- TASK INSTRUCTIONS -
Nothing after the line with "from matplotlib.ticker import FuncFormatter" belongs in the copy; extract the lines below from the top through that line, pictures left out.

- DATASET EXCERPT -
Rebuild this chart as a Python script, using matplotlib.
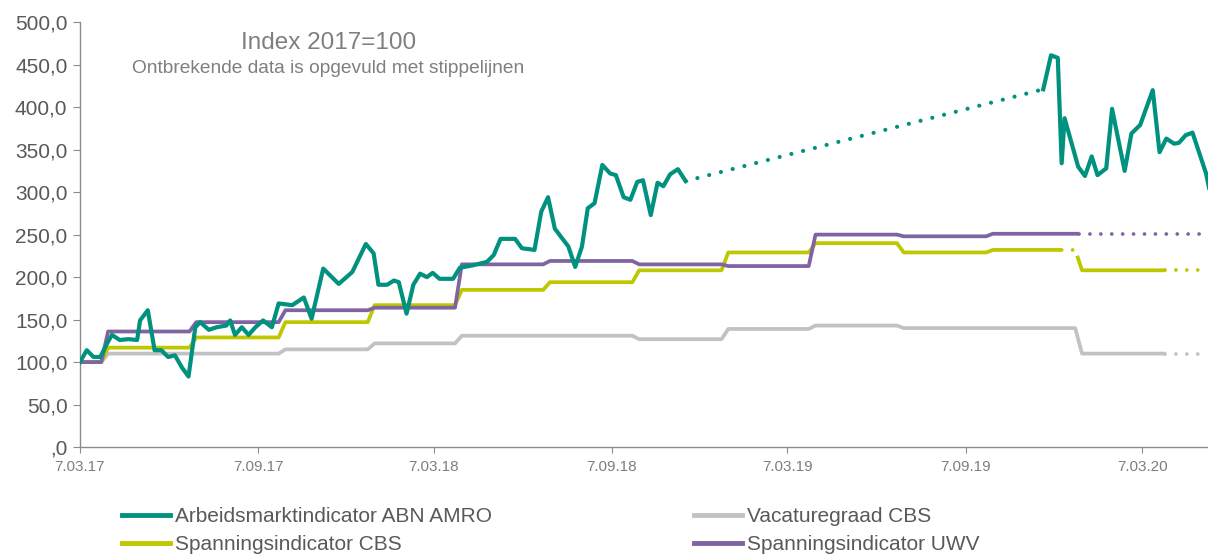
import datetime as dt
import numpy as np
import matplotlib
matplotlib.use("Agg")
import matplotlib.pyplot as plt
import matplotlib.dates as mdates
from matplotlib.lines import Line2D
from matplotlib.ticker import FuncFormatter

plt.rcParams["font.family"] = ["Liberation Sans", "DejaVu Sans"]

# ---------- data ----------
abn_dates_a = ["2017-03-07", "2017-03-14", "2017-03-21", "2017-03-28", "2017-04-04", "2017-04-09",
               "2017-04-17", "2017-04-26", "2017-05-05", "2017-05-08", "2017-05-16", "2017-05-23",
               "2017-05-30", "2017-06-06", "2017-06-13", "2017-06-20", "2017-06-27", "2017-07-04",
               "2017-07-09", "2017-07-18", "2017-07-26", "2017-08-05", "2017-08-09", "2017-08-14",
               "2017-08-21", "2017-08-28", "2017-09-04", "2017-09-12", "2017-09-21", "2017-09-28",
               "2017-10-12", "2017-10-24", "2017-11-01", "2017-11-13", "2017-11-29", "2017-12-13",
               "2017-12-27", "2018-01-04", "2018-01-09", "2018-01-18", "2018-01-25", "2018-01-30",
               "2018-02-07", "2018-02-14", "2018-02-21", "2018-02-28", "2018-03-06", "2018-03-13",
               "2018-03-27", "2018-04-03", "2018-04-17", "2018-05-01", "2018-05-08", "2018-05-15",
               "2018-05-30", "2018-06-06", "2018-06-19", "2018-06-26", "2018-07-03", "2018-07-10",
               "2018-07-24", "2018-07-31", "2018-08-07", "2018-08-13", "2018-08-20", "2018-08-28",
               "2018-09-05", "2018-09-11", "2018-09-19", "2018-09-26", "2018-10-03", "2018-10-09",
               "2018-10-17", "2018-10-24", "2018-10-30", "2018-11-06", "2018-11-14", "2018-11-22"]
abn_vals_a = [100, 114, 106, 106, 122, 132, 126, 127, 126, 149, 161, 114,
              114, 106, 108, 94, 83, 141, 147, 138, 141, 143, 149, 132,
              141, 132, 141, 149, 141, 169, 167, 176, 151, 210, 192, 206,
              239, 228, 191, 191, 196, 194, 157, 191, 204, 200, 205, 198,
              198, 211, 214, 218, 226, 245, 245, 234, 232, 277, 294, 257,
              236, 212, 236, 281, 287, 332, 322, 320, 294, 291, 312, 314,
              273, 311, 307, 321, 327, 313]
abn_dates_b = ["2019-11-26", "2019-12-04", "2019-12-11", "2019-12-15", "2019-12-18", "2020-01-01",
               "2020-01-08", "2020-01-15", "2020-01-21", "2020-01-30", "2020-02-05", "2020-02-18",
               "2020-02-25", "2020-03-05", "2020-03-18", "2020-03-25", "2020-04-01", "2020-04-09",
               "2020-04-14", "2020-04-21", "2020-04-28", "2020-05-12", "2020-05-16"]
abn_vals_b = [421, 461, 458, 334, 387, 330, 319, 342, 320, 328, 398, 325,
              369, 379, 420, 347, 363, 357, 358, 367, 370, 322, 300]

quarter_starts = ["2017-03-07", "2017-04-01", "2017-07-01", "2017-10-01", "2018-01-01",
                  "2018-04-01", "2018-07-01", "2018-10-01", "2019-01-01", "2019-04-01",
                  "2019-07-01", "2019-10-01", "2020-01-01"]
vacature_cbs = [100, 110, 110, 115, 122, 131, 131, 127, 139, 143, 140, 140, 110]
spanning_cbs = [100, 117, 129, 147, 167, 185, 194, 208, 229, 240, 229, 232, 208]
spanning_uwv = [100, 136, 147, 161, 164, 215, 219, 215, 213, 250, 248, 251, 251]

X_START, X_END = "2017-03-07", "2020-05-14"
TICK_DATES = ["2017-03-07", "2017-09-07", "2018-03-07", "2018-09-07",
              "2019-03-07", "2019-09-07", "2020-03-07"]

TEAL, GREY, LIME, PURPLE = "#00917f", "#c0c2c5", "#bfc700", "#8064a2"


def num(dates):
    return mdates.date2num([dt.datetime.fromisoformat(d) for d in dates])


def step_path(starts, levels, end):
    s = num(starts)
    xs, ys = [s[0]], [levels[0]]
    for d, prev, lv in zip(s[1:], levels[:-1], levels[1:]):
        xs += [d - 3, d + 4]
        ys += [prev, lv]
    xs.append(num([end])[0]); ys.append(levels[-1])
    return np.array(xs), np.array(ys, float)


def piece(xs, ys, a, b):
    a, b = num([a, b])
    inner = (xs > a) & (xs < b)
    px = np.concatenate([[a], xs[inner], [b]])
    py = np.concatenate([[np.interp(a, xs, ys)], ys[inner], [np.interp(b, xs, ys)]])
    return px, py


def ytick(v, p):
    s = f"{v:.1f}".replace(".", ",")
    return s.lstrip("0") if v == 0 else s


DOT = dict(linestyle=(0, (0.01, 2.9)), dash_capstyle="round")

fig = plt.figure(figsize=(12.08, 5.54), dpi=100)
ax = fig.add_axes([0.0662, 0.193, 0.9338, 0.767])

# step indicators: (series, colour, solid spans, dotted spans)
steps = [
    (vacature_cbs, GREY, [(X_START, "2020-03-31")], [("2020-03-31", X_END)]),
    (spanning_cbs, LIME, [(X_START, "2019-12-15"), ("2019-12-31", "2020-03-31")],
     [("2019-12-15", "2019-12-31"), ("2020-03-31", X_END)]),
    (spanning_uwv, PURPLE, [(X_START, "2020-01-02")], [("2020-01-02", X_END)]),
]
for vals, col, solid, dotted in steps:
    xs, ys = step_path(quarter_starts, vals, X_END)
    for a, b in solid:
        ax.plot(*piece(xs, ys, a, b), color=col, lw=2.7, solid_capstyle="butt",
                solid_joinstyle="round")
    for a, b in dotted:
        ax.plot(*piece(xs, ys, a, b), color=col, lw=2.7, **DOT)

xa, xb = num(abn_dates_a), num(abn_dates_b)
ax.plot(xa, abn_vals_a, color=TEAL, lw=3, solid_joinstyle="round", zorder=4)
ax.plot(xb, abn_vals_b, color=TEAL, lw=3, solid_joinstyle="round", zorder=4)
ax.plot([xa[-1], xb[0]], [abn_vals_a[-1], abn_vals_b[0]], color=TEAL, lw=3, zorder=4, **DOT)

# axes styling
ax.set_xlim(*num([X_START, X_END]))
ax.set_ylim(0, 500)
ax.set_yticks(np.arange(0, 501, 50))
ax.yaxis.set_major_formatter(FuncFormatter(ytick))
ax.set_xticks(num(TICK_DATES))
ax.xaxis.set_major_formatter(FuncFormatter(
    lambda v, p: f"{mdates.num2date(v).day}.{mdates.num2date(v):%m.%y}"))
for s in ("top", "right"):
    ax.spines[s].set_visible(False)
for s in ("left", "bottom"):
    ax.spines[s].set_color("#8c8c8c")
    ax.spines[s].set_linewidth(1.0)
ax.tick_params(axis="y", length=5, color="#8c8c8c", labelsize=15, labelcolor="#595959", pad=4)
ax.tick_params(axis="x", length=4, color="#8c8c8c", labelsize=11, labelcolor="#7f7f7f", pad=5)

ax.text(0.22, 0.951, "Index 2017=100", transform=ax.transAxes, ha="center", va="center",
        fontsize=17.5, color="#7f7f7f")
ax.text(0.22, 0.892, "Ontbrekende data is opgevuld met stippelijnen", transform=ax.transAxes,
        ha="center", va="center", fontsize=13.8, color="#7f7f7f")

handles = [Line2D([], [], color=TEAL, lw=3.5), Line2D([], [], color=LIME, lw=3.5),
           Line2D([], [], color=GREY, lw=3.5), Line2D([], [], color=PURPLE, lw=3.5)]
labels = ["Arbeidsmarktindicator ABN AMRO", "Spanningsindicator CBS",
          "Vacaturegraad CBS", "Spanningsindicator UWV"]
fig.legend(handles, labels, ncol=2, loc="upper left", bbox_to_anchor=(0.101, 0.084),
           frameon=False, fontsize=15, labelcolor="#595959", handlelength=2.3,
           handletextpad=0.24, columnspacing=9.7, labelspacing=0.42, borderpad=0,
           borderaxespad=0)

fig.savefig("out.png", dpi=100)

- WRITTEN RESPONSE -
Rebuild this chart as a Python script, using matplotlib.
import datetime as dt
import numpy as np
import matplotlib
matplotlib.use("Agg")
import matplotlib.pyplot as plt
import matplotlib.dates as mdates
from matplotlib.lines import Line2D
from matplotlib.ticker import FuncFormatter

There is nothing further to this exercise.